= Hypertime =

Fictional concept in DC Comics

Hypertime is a fictional concept in DC Comics which first appeared in the 1999 The Kingdom limited series. It is a variation of the multiverse concept that existed in DC Comics before 1985's Crisis on Infinite Earths limited series and was created by Mark Waid and Grant Morrison.

Hypertime, described in The Kingdom #2 as "the vast interconnected web of parallel time-lines which comprise all reality", was an attempt by Waid to resolve the various tangled continuity issues that were supposed to have been solved by Crisis on Infinite Earths. Keith Dallas and Jason Sacks wrote: "Through Hypertime, Waid sought to resolve the contradictions in DC's continuity once and for all. Indeed, Hypertime allows for contradictions because anything that didn't make sense can be attributed to overlapping timelines".

Separately, in philosophy, hypertime (or supertime) is a concept proposed as part of the moving spotlight theory of time.

==Concept==
===The Kingdom===
Hypertime is a network of alternate timelines that branch off from the DC Universe. These timelines sometimes overlap with each other, causing alterations in reality. Characters can cross from one timeline to another if needed. It has been analogized to a river network that branches out and then runs 'up stream' to feed back into itself before splitting off again.

Hypertime has been used as a device to explain continuity errors. Some fans welcomed the idea as an explanation for earlier continuity errors. while others criticized it for being a license to create more narrative problems.

The Hypertime concept was first introduced in The Kingdom, Mark Waid's sequel to Kingdom Come, and exists within the larger multiverse used within DC Comics publications.
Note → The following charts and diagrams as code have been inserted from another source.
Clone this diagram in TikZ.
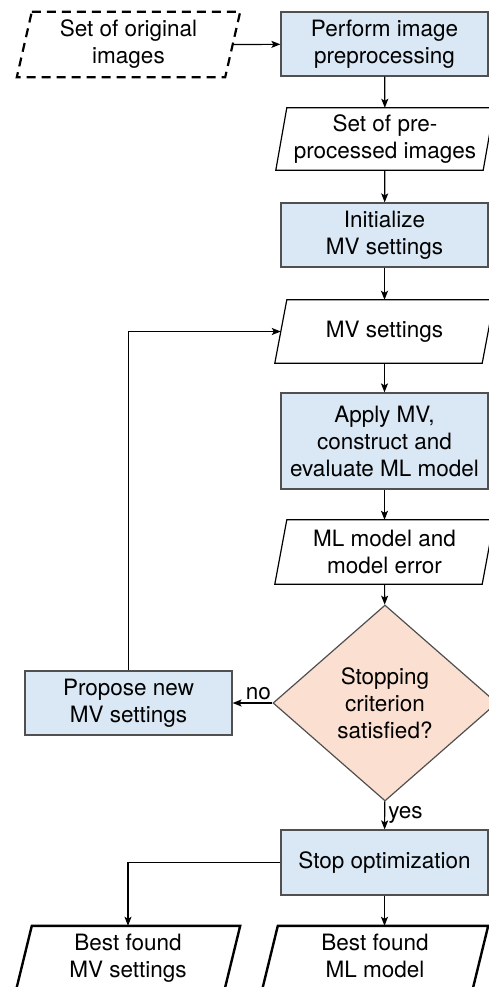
\documentclass[tikz,border=0pt]{standalone}
\usepackage{fontspec}
\setmainfont{TeX Gyre Heros}
\usetikzlibrary{shapes.geometric,arrows.meta}
\definecolor{procblue}{HTML}{DAE8F5}
\definecolor{decpeach}{HTML}{FBE0D2}
\definecolor{procline}{HTML}{505050}
\tikzset{
    every node/.style={font=\fontsize{22.5}{27}\selectfont, align=center},
    proc/.style={rectangle, draw=procline, fill=procblue, line width=1.2pt,
        minimum width=207, minimum height=64, inner sep=0pt},
    data/.style={rectangle, minimum width=219, minimum height=63, inner sep=0pt},
    flow/.style={line width=1.2pt, -{Stealth[length=9pt,width=7pt,inset=2pt]}}
}
% parallelogram frame round a data node: \dataframe[opts]{node}{slant}
\newcommand{\dataframe}[3][]{%
    \draw[line width=1.2pt, #1] ([xshift=#3]#2.north west) -- (#2.north east)
        -- ([xshift=-#3]#2.south east) -- (#2.south west) -- cycle;}
\begin{document}
\begin{tikzpicture}[x=1pt,y=-1pt]
        \clip (0,0) rectangle (489,987);
        \node[data, minimum width=223, minimum height=65] (orig) at (128.5,44.5)
            {Set of original\\images};
        \node[proc] (prep) at (384.5,44) {Perform image\\preprocessing};
        \node[data, minimum width=218, minimum height=62] (preset) at (385,139)
            {Set of pre-\\processed images};
        \node[proc] (init) at (384.5,235) {Initialize\\MV settings};
        \node[data] (mvset) at (384.5,331.5) {MV settings};
        \node[proc, minimum height=96] (apply) at (384.5,441)
            {Apply MV,\\construct and\\evaluate ML model};
        \node[data, minimum height=64] (mlset) at (384.5,552) {ML model and\\model error};
        \node[diamond, draw=procline, fill=decpeach, line width=1.2pt, inner sep=0pt,
            minimum width=224, minimum height=196] (stopq) at (385,703)
            {Stopping\\criterion\\satisfied?};
        \node[proc] (propose) at (128.5,703) {Propose new\\MV settings};
        \node[proc, minimum height=65] (stopopt) at (384.5,862.5) {Stop optimization};
        \node[data, minimum width=224, minimum height=65] (bestmv) at (128,958.5)
            {Best found\\MV settings};
        \node[data, minimum width=226, minimum height=65] (bestml) at (375,958.5)
            {Best found\\ML model\vphantom{g}};

        % frames of the data nodes
        \dataframe[dashed, dash pattern=on 9pt off 6pt, line width=2.2pt]{orig}{15}
        \dataframe{preset}{11}
        \dataframe{mvset}{12}
        \dataframe{mlset}{12}
        \dataframe[line width=2.4pt]{bestmv}{16}
        \dataframe[line width=2.4pt]{bestml}{16}

        \draw[flow] ([xshift=-7.5]orig.east) -- (prep);
        \draw[flow] (prep) -- (preset);
        \draw[flow] (preset) -- (init);
        \draw[flow] (init) -- (mvset);
        \draw[flow] (mvset) -- (apply);
        \draw[flow] (apply) -- (mlset);
        \draw[flow] (mlset) -- (stopq);
        \draw[flow] (stopq) -- node[above, pos=0.35, inner sep=3pt] {no} (propose);
        \draw[flow] (propose.north) |- ([xshift=6]mvset.west);
        \draw[flow] (stopq) -- node[right, inner sep=3pt] {yes} (stopopt);
        \draw[flow] (stopopt.west) -| (bestmv.north);
        \draw[flow] (stopopt.south) -- (stopopt.south |- bestml.north);
\end{tikzpicture}
\end{document}
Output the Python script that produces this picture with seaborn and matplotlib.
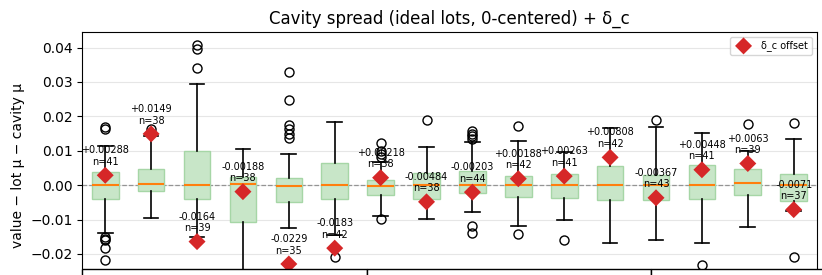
import matplotlib
matplotlib.use("Agg")
import matplotlib.pyplot as plt
import seaborn as sns
import numpy as np

# Box statistics per cavity (value - lot mean - cavity mean)
q1 = [-0.0039, -0.0017, -0.0041, -0.0106, -0.0050, -0.0041, -0.0029, -0.0041,
      -0.0023, -0.0035, -0.0038, -0.0043, -0.0043, -0.0040, -0.0029, -0.0045]
med = [0.0, 0.0003, 0.0, 0.0003, -0.0003, 0.0, -0.0003, 0.0,
       0.0, 0.0, 0.0, 0.0, 0.0, 0.0, 0.0007, 0.0]
q3 = [0.0038, 0.0047, 0.0098, 0.0023, 0.0020, 0.0064, 0.0015, 0.0035,
      0.0040, 0.0028, 0.0032, 0.0057, 0.0030, 0.0058, 0.0047, 0.0033]
whislo = [-0.0140, -0.0095, -0.0152, -0.0270, -0.0125, -0.0145, -0.0091, -0.0098,
          -0.0078, -0.0118, -0.0101, -0.0169, -0.0159, -0.0169, -0.0122, -0.0075]
whishi = [0.0115, 0.0142, 0.0293, 0.0105, 0.0091, 0.0183, 0.0066, 0.0110,
          0.0125, 0.0127, 0.0095, 0.0165, 0.0169, 0.0151, 0.0100, 0.0134]
fliers = [
    [0.0163, 0.0168, -0.0150, -0.0155, -0.0158, -0.0182, -0.0216],
    [0.0162],
    [0.0341, 0.0395, 0.0408],
    [],
    [0.0136, 0.0148, 0.0162, 0.0174, 0.0247, 0.0328],
    [-0.0210],
    [0.0082, 0.0090, 0.0098, 0.0124, -0.0099],
    [0.0188],
    [0.0135, 0.0142, 0.0150, 0.0156, -0.0118, -0.0140],
    [0.0171, -0.0142],
    [-0.0159],
    [],
    [0.0190],
    [-0.0233],
    [0.0178],
    [0.0181, -0.0208],
]

# per-cavity offset delta_c and sample counts
delta_c = [0.00288, 0.0149, -0.0164, -0.00188, -0.0229, -0.0183, 0.00218, -0.00484,
           -0.00203, 0.00188, 0.00263, 0.00808, -0.00367, 0.00448, 0.0063, -0.0071]
n_obs = [41, 38, 39, 38, 35, 42, 38, 38, 44, 42, 41, 42, 43, 41, 39, 37]

yticks = [-0.02, -0.01, 0.0, 0.01, 0.02, 0.03, 0.04]

pos = np.arange(1, len(q1) + 1)

stats = []
for i in range(len(q1)):
    stats.append(dict(q1=q1[i], med=med[i], q3=q3[i],
                      whislo=whislo[i], whishi=whishi[i], fliers=fliers[i]))

fig = plt.figure(figsize=(8.22, 2.75), dpi=100)
ylo, yhi = -0.033, 0.0446
ax = fig.add_axes([0.1001, 0.8847 - 0.971, 0.8934, 0.971])

ax.bxp(stats, positions=pos, widths=0.58, capwidths=0.32, patch_artist=True,
       boxprops=dict(facecolor="#c8e6c8", edgecolor="#a6d6a6", linewidth=1.0),
       medianprops=dict(color="#ff7f0e", linewidth=1.5),
       whiskerprops=dict(color="black", linewidth=1.2),
       capprops=dict(color="black", linewidth=1.2),
       flierprops=dict(marker="o", markerfacecolor="none",
                       markeredgecolor="black", markersize=6.5))

ax.axhline(0, color="gray", ls="--", lw=0.9, alpha=0.8, zorder=1)

sns.scatterplot(x=pos, y=delta_c, marker="D", s=75, color="#d62728",
                edgecolor="none", zorder=4, label="δ_c offset", ax=ax)

for p, d, n in zip(pos, delta_c, n_obs):
    ax.annotate(f"{d:+.3g}\nn={n}", (p, d), xytext=(0, 6),
                textcoords="offset points", ha="center", va="bottom",
                fontsize=7, zorder=5)

ax.set_xlim(0.5, len(q1) + 0.5)
ax.set_ylim(ylo, yhi)
ax.set_yticks(yticks)
ax.set_xticks([])
ax.grid(axis="y", color="#e6e6e6", lw=0.8)
ax.set_axisbelow(True)
ax.set_ylabel("value − lot μ − cavity μ", fontsize=10)
ax.set_title("Cavity spread (ideal lots, 0-centered) + δ_c", fontsize=12)
ax.legend(loc="upper right", fontsize=7)

# summary table sitting over the lower part of the axes
top = (-0.0245 - ylo) / (yhi - ylo)
tab = ax.table(cellText=[["", "", ""]], bbox=[0, -0.6, 3 * 0.3874, top + 0.6])
tab.set_zorder(10)

fig.savefig("out.png", dpi=100)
Waid stated that "the possibilities are endless. Hypertime is an unashamed reaction to nearly 15 years of comics being made 'more realistic', less 'larger than life'. As far as we're concerned, DC Comics shouldn't be about rules and regulations and 'can't happen's and 'shouldn't be's; they should be about anything and everything that tells a good story and gets fans excited".

===Infinite Crisis===
When Superboy-Prime fractures reality from the pocket universe he is residing in, images of the world of Kingdom Come including Gog from The Kingdom limited series appears while doing so, showing that Superboy-Prime's actions created Hypertime.

===The Multiversity===
In The Multiversity, Hypertime is used to explain the formation and alteration of the 52 universes formed at the end of 52.

=== Flashpoint Beyond ===
Hypertime is presented as one of two halves of the Divine Continuum, the other half being the Omniverse. The Omniverse represents Space, while Hypertime represents Time. Where the Omniverse is fundamentally conceptual in nature, Hypertime is characterized as being emotional, with branches happening whenever decisions of great importance take place. Previous Crises are classified as being either Omniverse Crises (Crisis on Infinite Earths, Infinite Crisis, Final Crisis, The Multiversity, Dark Nights: Metal, and Dark Crisis) or Hypertime Crises (Zero Hour, The Kingdom, Flashpoint, Convergence, and Doomsday Clock).